I was trying to find the relationship between operator new and constructor.

#include <iostream>
using namespace std;
class Foo {
public:
        void* operator new(size_t t) {
                cout << "new()" << endl;
        }
        void operator delete(void* ptr) {
        }
        Foo() {
                cout << "constructor()" << endl;
        }
};
int main() {
        Foo* f = new Foo();
        delete f;
        return 0;
}

Here's the output.

new()
constructor()

It seems like constructor is called by operator new right?

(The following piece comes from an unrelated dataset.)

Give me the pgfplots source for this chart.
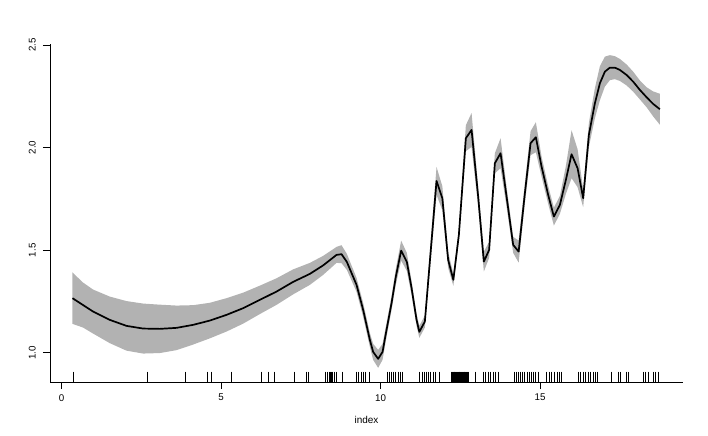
\documentclass[border=0pt]{standalone}
\usepackage{pgfplots}
\pgfplotsset{compat=1.18}
\usepackage{pgfplotstable}
\usepgfplotslibrary{fillbetween}
\usepackage{fontspec}
\setmainfont{Liberation Sans}
\definecolor{bandgray}{gray}{0.70}

\pgfplotstableread{
x y d
0.345 1.2664 0.1252
0.677 1.2328 0.1096
0.991 1.2012 0.1072
1.514 1.1607 0.1135
2.038 1.1315 0.1208
2.558 1.1184 0.1218
3.082 1.1169 0.1179
3.605 1.1218 0.1086
4.125 1.1364 0.0960
4.649 1.1573 0.0867
5.172 1.1851 0.0813
5.693 1.2177 0.0755
6.216 1.2582 0.0692
6.740 1.2986 0.0648
7.260 1.3458 0.0609
7.784 1.3848 0.0536
8.201 1.4262 0.0463
8.621 1.4774 0.0390
8.777 1.4808 0.0438
8.944 1.4433 0.0390
9.248 1.3312 0.0340
9.455 1.2095 0.0340
9.665 1.0633 0.0340
9.768 1.0049 0.0390
9.925 0.9708 0.0438
10.063 1.0049 0.0390
10.188 1.1120 0.0340
10.345 1.2421 0.0340
10.480 1.3717 0.0390
10.646 1.4983 0.0487
10.824 1.4433 0.0438
10.972 1.3166 0.0340
11.129 1.1607 0.0292
11.216 1.1023 0.0292
11.389 1.1525 0.0292
11.755 1.8378 0.0682
11.937 1.7535 0.0585
12.119 1.4530 0.0390
12.282 1.3556 0.0292
12.455 1.5748 0.0292
12.674 2.0458 0.0633
12.853 2.0862 0.0828
13.060 1.7613 0.0487
13.238 1.4447 0.0487
13.404 1.5017 0.0390
13.583 1.9240 0.0487
13.762 1.9727 0.0731
13.950 1.7613 0.0487
14.157 1.5261 0.0390
14.329 1.4934 0.0536
14.524 1.7779 0.0487
14.702 2.0215 0.0585
14.868 2.0507 0.0731
15.047 1.9075 0.0487
15.254 1.7696 0.0438
15.433 1.6639 0.0438
15.621 1.7209 0.0438
15.809 1.8427 0.0682
15.987 1.9679 0.1169
16.176 1.8997 0.0925
16.351 1.7535 0.0438
16.530 2.0619 0.0585
16.718 2.2163 0.0731
16.875 2.3137 0.0828
17.031 2.3702 0.0731
17.188 2.3897 0.0609
17.345 2.3897 0.0560
17.502 2.3785 0.0536
17.712 2.3541 0.0511
17.918 2.3215 0.0487
18.129 2.2811 0.0463
18.339 2.2455 0.0487
18.545 2.2129 0.0609
18.755 2.1871 0.0755
}\fitdata

\pgfplotstableread{
x y
0.364 0.8833
2.683 0.8833
3.875 0.8833
4.577 0.8833
4.702 0.8833
5.317 0.8833
6.257 0.8833
6.476 0.8833
6.665 0.8833
7.313 0.8833
7.680 0.8833
7.743 0.8833
8.276 0.8833
8.339 0.8833
8.389 0.8833
8.442 0.8833
8.470 0.8833
8.495 0.8833
8.545 0.8833
8.621 0.8833
8.809 0.8833
9.248 0.8833
9.320 0.8833
9.404 0.8833
9.477 0.8833
9.539 0.8833
9.643 0.8833
10.207 0.8833
10.270 0.8833
10.345 0.8833
10.395 0.8833
10.480 0.8833
10.552 0.8833
10.627 0.8833
10.677 0.8833
11.232 0.8833
11.304 0.8833
11.367 0.8833
11.442 0.8833
11.514 0.8833
11.577 0.8833
11.649 0.8833
11.724 0.8833
11.859 0.8833
12.226 0.8833
12.250 0.8833
12.276 0.8833
12.300 0.8833
12.329 0.8833
12.355 0.8833
12.382 0.8833
12.408 0.8833
12.433 0.8833
12.460 0.8833
12.486 0.8833
12.512 0.8833
12.539 0.8833
12.565 0.8833
12.589 0.8833
12.615 0.8833
12.643 0.8833
12.670 0.8833
12.696 0.8833
12.720 0.8833
12.746 0.8833
12.987 0.8833
13.216 0.8833
13.292 0.8833
13.373 0.8833
13.448 0.8833
13.530 0.8833
13.615 0.8833
13.687 0.8833
14.210 0.8833
14.263 0.8833
14.335 0.8833
14.389 0.8833
14.451 0.8833
14.524 0.8833
14.596 0.8833
14.658 0.8833
14.734 0.8833
14.806 0.8833
14.868 0.8833
14.940 0.8833
15.204 0.8833
15.285 0.8833
15.361 0.8833
15.464 0.8833
15.536 0.8833
15.621 0.8833
15.674 0.8833
16.216 0.8833
16.279 0.8833
16.351 0.8833
16.436 0.8833
16.508 0.8833
16.583 0.8833
16.665 0.8833
16.740 0.8833
16.790 0.8833
17.241 0.8833
17.448 0.8833
17.524 0.8833
17.712 0.8833
17.784 0.8833
18.232 0.8833
18.307 0.8833
18.389 0.8833
18.545 0.8833
18.618 0.8833
18.702 0.8833
}\rugdata

\begin{document}
\begin{tikzpicture}
\begin{axis}[
  scale only axis,
  width=633bp, height=338bp,
  at={(0,0)}, anchor=south west,
  xmin=-0.36, xmax=19.48,
  ymin=0.858, ymax=2.505,
  axis lines*=left,
  axis line style={line width=0.8bp, black},
  xtick={0,5,10,15},
  xticklabels={0,5,10,15},
  ytick={1,1.5,2,2.5},
  yticklabels={1.0,1.5,2.0,2.5},
  tick align=outside,
  major tick length=7bp,
  tick style={line width=0.8bp, black},
  ticklabel style={font=\fontsize{9.8}{11}\selectfont},
  xticklabel style={anchor=north, inner sep=0pt, yshift=-5bp},
  yticklabel style={rotate=90, anchor=south, inner sep=0pt},
  yticklabel shift=7bp,
  xlabel={index},
  xlabel style={font=\fontsize{10}{12}\selectfont, at={(axis description cs:0.5,0)}, anchor=base, yshift=-41.5bp},
  clip=false,
]
\addplot[name path=hi, draw=none, forget plot] table[x=x, y expr=\thisrow{y}+\thisrow{d}] {\fitdata};
\addplot[name path=lo, draw=none, forget plot] table[x=x, y expr=\thisrow{y}-\thisrow{d}] {\fitdata};
\addplot[fill=bandgray, draw=none] fill between[of=hi and lo];
\addplot[black, line width=1.7bp, line join=round] table[x=x, y=y] {\fitdata};
\addplot[only marks, mark=|, mark size=5.2bp, mark options={black, line width=0.85bp}] table[x=x, y=y] {\rugdata};
\end{axis}
\path[use as bounding box] (-50bp,-54bp) rectangle (658bp,382bp);
\end{tikzpicture}
\end{document}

Then I set constructor private.

#include <iostream>
using namespace std;
class Foo {
public:
    void* operator new(size_t t) {
        cout << "new()" << endl;
    }
    void operator delete(void* ptr) {
    }
private:
    Foo() {
        cout << "constructor()" << endl;
    }
};
int main() {
    Foo* f = new Foo();
    delete f;
    return 0;
}

And I got a compilation error

root# g++ main.cpp 
main.cpp: In function ‘int main()’:
main.cpp:13: error: ‘Foo::Foo()’ is private
main.cpp:19: error: within this context

Why can't operator new call private constructor, just like Singleton?


Solution

  • It seems like constructor is called by operator new right?

    No. new Foo() is new expression, which attempts to allocate storage (via operator new) and then attempts to construct the object (via the constructor of Foo). So the object is constructed from the context of main(), which can't access the constructor of Foo and causes the error. For instance if you make main() the friend of Foo it'll compile fine.